Umbata Falls is certified by EcoLogo and benefits from the federal government’s ecoEnergy for Renewable Power Initiative, which supports renewable energy in Canada. The program provides a C$10 (US$8.5) per megawatt-hour incentive payment for the first ten years of operation.

Ontario utility, First Nation prepare for Lac Seul start up

Ontario Power Generation (OPG) and its project partner, the Lac Seul First Nation, plan to begin joint operation in early 2009 of the 12.5-MW Lac Seul hydroelectric project, an extension of OPG’s 18.5-MW Ear Falls project on Ontario’s English River.

Construction of Lac Seul has been ongoing, under a 2006 agreement between OPG and the Lac Seul First Nation in which the First Nation is to own 25 percent of the new hydro project.

The utility and the native group signed an agreement in December 2008, formally creating the equity partnership under which the Lac Seul First Nation is purchasing 25 percent of the hydro plant.
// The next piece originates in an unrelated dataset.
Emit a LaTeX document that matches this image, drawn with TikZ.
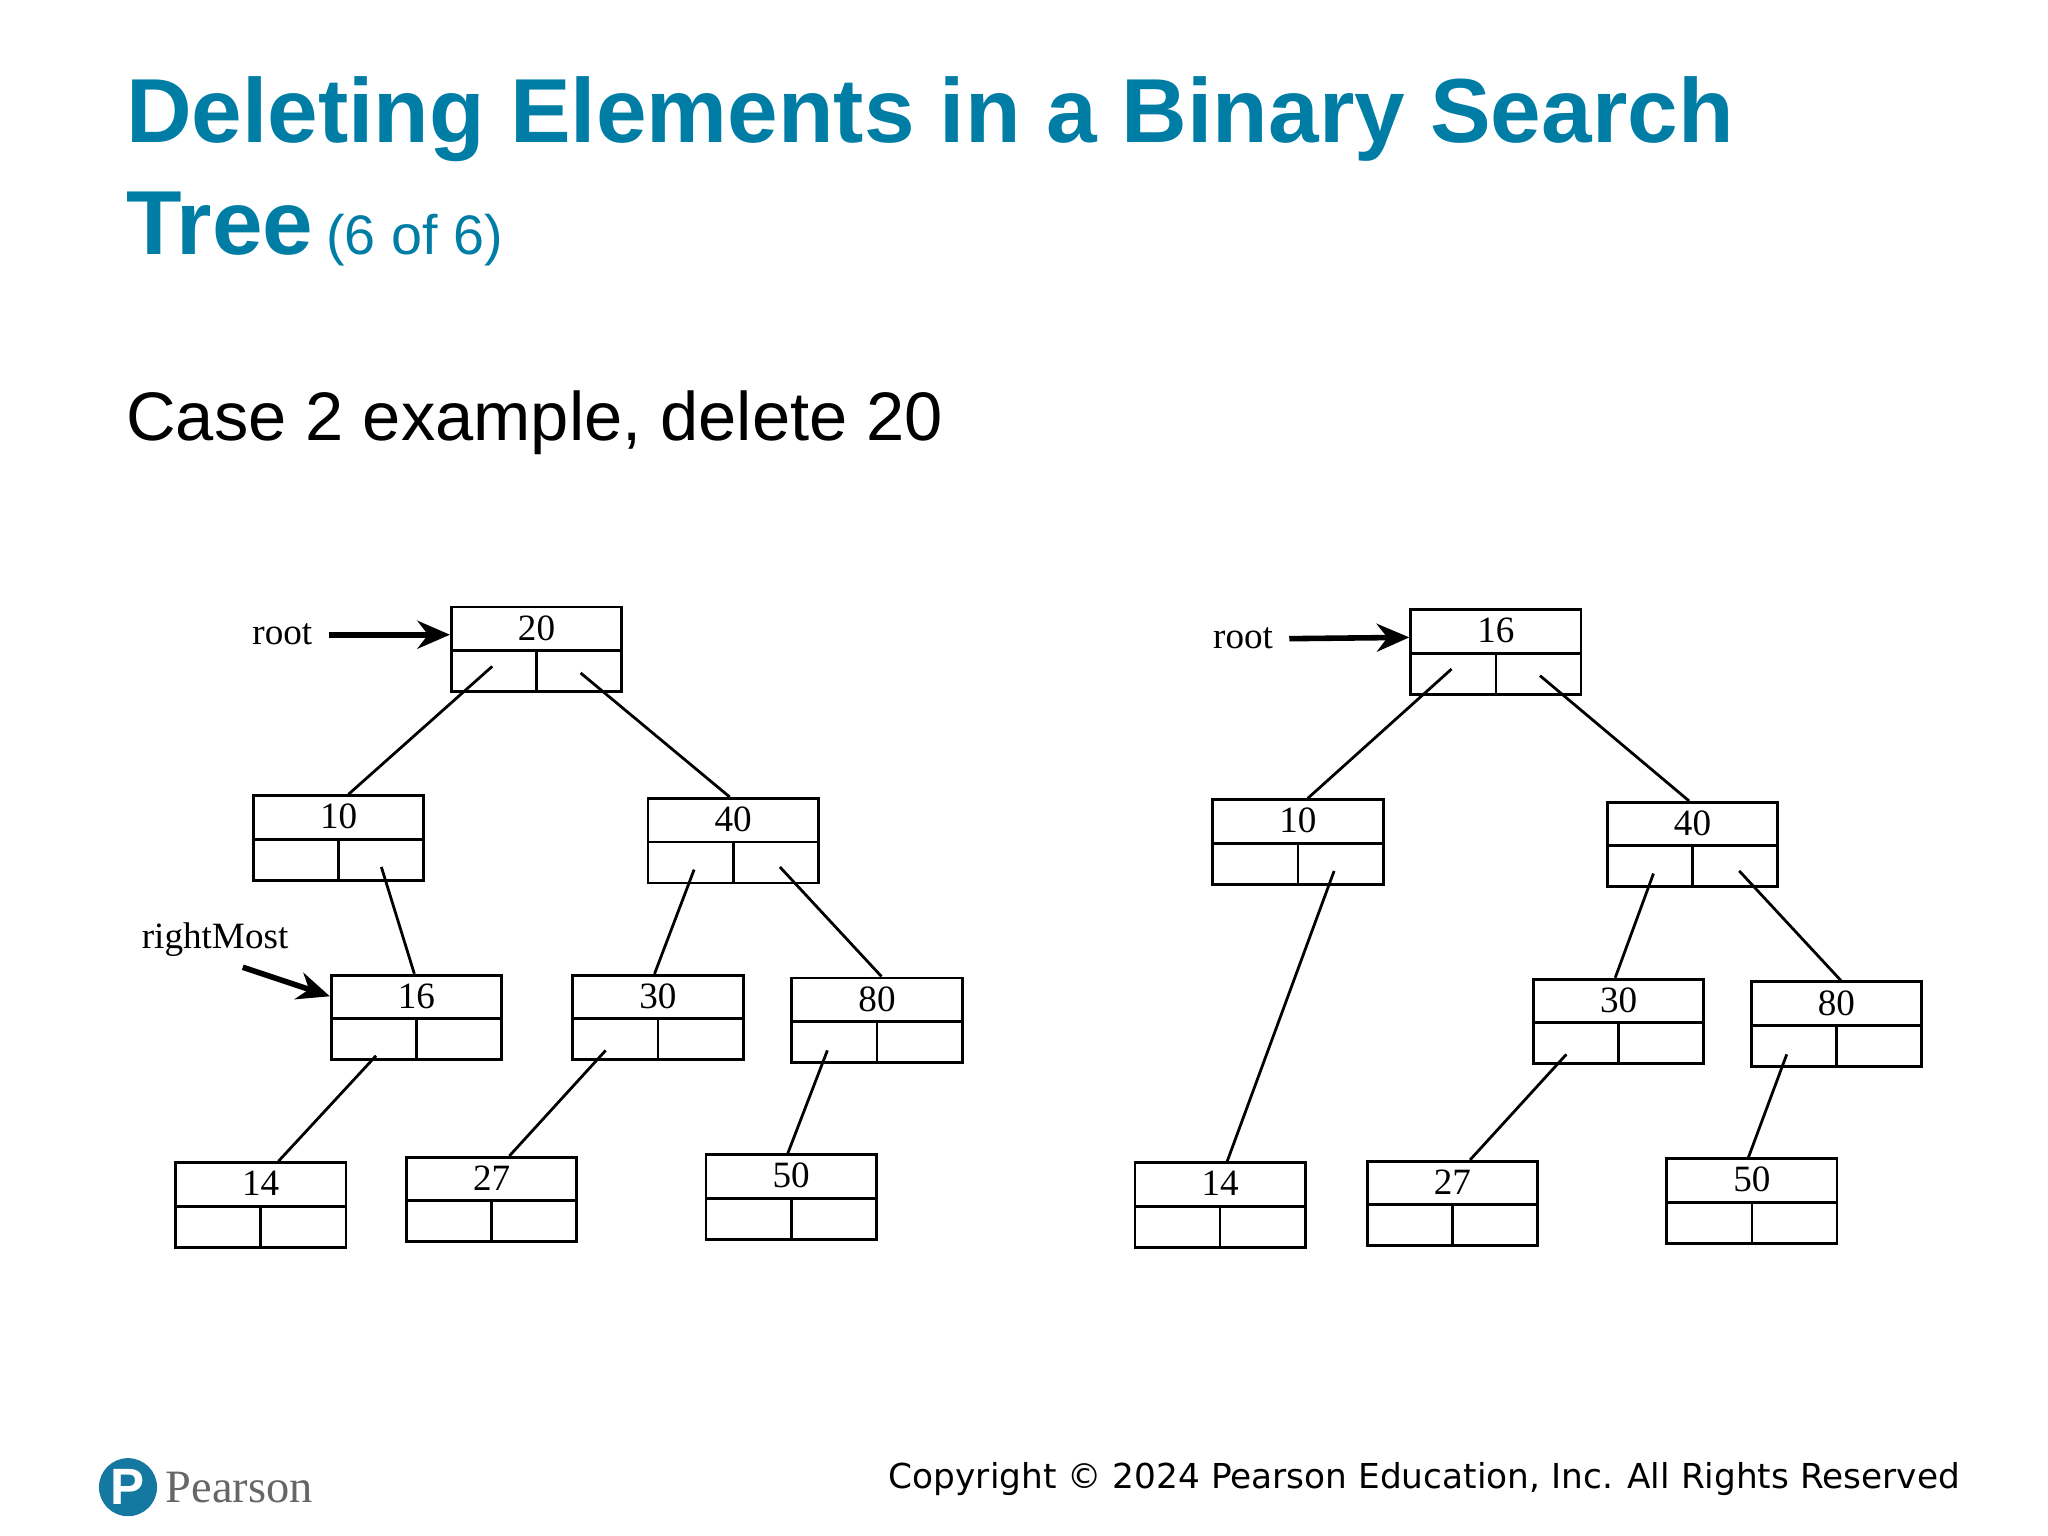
\documentclass[tikz,border=0pt]{standalone}
\usepackage{fontspec}
\setmainfont{Liberation Sans}
\newfontfamily\serifnum{Liberation Serif}
\newfontfamily\copyfont{DejaVu Sans}
\usetikzlibrary{calc,arrows.meta}
\definecolor{ptitle}{RGB}{0,125,165}
\definecolor{plogo}{RGB}{20,120,160}
\tikzset{bst/.style={draw,line width=0.6pt,minimum width=1.29cm,minimum height=0.64cm,inner sep=0pt,anchor=north west},
 edge/.style={line width=0.6pt},
 ptr/.style={line width=1.2pt,-{Stealth[length=7pt,width=6pt]}}}
\newcommand{\bnode}[4]{%
 \node[bst] (#1) at (#2,#3) {};
 \draw[line width=0.6pt] ($(#1.north west)+(0,34)$) -- ($(#1.north east)+(0,34)$);
 \draw[line width=0.6pt] ($(#1.north)+(0,34)$) -- (#1.south);
 \node[font=\serifnum\fontsize{8}{9}\selectfont] at ($(#1.north)+(0,17)$) {#4};}
\begin{document}
\begin{tikzpicture}[x=0.01cm,y=-0.01cm]
\useasboundingbox (0,0) rectangle (1552,1164);
\node[anchor=base west,text=ptitle,font=\bfseries\fontsize{19.6}{24}\selectfont,inner sep=0] at (95,108) {Deleting Elements in a Binary Search};
\node[anchor=base west,text=ptitle,inner sep=0] at (95,193) {{\bfseries\fontsize{19.6}{24}\selectfont Tree} {\fontsize{12}{14}\selectfont (6 of 6)}};
\node[anchor=base west,inner sep=0,font=\fontsize{14.8}{18}\selectfont] at (95,334) {Case 2 example, delete 20};
% left tree
\bnode{a20}{341}{459}{20}
\bnode{a10}{191}{602}{10}
\bnode{a40}{490}{604}{40}
\bnode{a16}{250}{738}{16}
\bnode{a30}{433}{738}{30}
\bnode{a80}{599}{740}{80}
\bnode{a14}{132}{880}{14}
\bnode{a27}{307}{876}{27}
\bnode{a50}{534}{874}{50}
\draw[edge] ($(a20.north west)+(32,46)$) -- ($(a10.north west)+(73,0)$);
\draw[edge] ($(a20.north west)+(99,51)$) -- ($(a40.north west)+(63,0)$);
\draw[edge] ($(a10.north west)+(98,55)$) -- ($(a16.north west)+(64,0)$);
\draw[edge] ($(a40.north west)+(36,55)$) -- ($(a30.north west)+(63,0)$);
\draw[edge] ($(a40.north west)+(101,53)$) -- ($(a80.north west)+(69,0)$);
\draw[edge] ($(a16.north west)+(35,62)$) -- ($(a14.north west)+(79,0)$);
\draw[edge] ($(a30.north west)+(26,58)$) -- ($(a27.north west)+(79,0)$);
\draw[edge] ($(a80.north west)+(28,56)$) -- ($(a50.north west)+(63,0)$);
\node[font=\serifnum\fontsize{8}{9}\selectfont] (r1) at (214,481) {root};
\coordinate (r1e) at (249,481);
\draw[ptr] (r1e) -- ($(a20.north west)+(0,22)$);
\node[font=\serifnum\fontsize{8}{9}\selectfont] (rm) at (163,712) {rightMost};
\coordinate (rms) at (184,733);
\draw[ptr] (rms) -- ($(a16.north west)+(0,17)$);
% right tree
\bnode{b16}{1068}{461}{16}
\bnode{b10}{918}{605}{10}
\bnode{b40}{1217}{607}{40}
\bnode{b30}{1161}{741}{30}
\bnode{b80}{1326}{743}{80}
\bnode{b14}{859}{880}{14}
\bnode{b27}{1035}{879}{27}
\bnode{b50}{1262}{877}{50}
\draw[edge] ($(b16.north west)+(32,46)$) -- ($(b10.north west)+(73,0)$);
\draw[edge] ($(b16.north west)+(99,51)$) -- ($(b40.north west)+(63,0)$);
\draw[edge] ($(b10.north west)+(93,55)$) -- ($(b14.north west)+(71,0)$);
\draw[edge] ($(b40.north west)+(36,55)$) -- ($(b30.north west)+(63,0)$);
\draw[edge] ($(b40.north west)+(101,53)$) -- ($(b80.north west)+(69,0)$);
\draw[edge] ($(b30.north west)+(26,58)$) -- ($(b27.north west)+(79,0)$);
\draw[edge] ($(b80.north west)+(28,56)$) -- ($(b50.north west)+(63,0)$);
\node[font=\serifnum\fontsize{8}{9}\selectfont] (r2) at (942,484) {root};
\coordinate (r2e) at (977,484);
\draw[ptr] (r2e) -- ($(b16.north west)+(0,22)$);
% footer
\node[circle,fill=plogo,minimum size=0.44cm,inner sep=0,text=white,font=\bfseries\fontsize{11}{12}\selectfont] (logo) at (97,1127) {P};
\node[anchor=west,text=gray!80!black,font=\serifnum\fontsize{10}{12}\selectfont,inner sep=0] (pn) at (125,1127) {Pearson};
\node[anchor=east,font=\copyfont\fontsize{7.4}{9}\selectfont,inner sep=0] (cp) at (1486,1121) {Copyright © 2024 Pearson Education, Inc. All Rights Reserved};
\end{tikzpicture}
\end{document}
Future profits and risks are to be shared by OPG and the First Nation.

OPG Chairman Jake Epp said the partnership marks a new way of doing business for the utility. “OPG will use this approach to develop similar projects with other First Nations, and we’ve created a new way of growing our business. We’re moving towards a future where development of clean, renewable hydroelectric projects proceeds in a way that is fair to all parties and is based on trust and respect,” Epp said.

Chief Clifford Bull of the Lac Seul First Nation said all parties should take pride in the announcement. “It marks the end of an era when our rights and our history were ignored and launches an era where we’re treated as equals,” Bull said.

The partnership stemmed from a 2006 grievance settlement that addressed the effect of hydroelectric facilities that were built between 1930 and 1948 on traditional lands of the Lac Seul First Nation on the English River system.

Ontario Power Generation sees delays for Beck tunnel

The in-service date of a new power tunnel for Ontario Power Generation’s (OPG) 2,000-MW Sir Adam Beck generating complex at Niagara Falls will be extended, the utility reported.

At one time, the tunnel was scheduled for completion in 2010. However, Strabag AG of Austria, the contractor digging the 10.4-kilometer tunnel, advises the in-service date will be delayed, and is investigating alternatives, including rerouting a portion of the tunnel to mitigate the effect of the delay.

OPG and Strabag are using recommendations from a dispute review board as a basis for negotiating revisions to the contract. Negotiations could be completed by April, OPG said in a quarterly financial report.

The province initially said it would invest C$985 million (US$778.6 million) in the tunnel. However, revisions could significantly affect cost and schedule, OPG said.

A 2,000-ton tunnel boring machine, dubbed “Big Becky,” advanced 3,124 meters by the end of the third quarter of 2008, roughly one-third of the length needed.

Once completed, the new tunnel beneath the city of Niagara Falls will supply additional water from the Niagara River above Niagara Falls to the Beck complex, boosting generation of existing turbines. It should increase annual generation by 1.6 terawatt-hours, the government said.

– Read more about the project in Hydro Review’s July 2008 edition, “Increasing Power Generation at Niagara Falls,” by Richard A. Everdell (pages 24-28).

Klohn Crippen Berger among best managed companies

Klohn Crippen Berger Ltd. is one of Canada’s 50 best managed companies, as determined by a national program sponsored by Deloitte, CIBC Commercial Banking, National Post, and Queens School of Business.

The engineering and environmental consulting firm, headquartered in Vancouver, was among four companies based in British Columbia to be selected.

The 2009 award recognizes best management practices that incorporate technical ability, human resources, financial performance, business management, and social responsibility.

According to the selection committee, Klohn Crippen Berger’s management strengths include integration of technical capability in design engineering with environmental sciences, and the ability to export its capability to overseas markets for more than 30 years.

The 50 Best Managed Companies program tracks excellence for Canadian-owned and managed companies with revenues greater than C$10 million (US$8 million).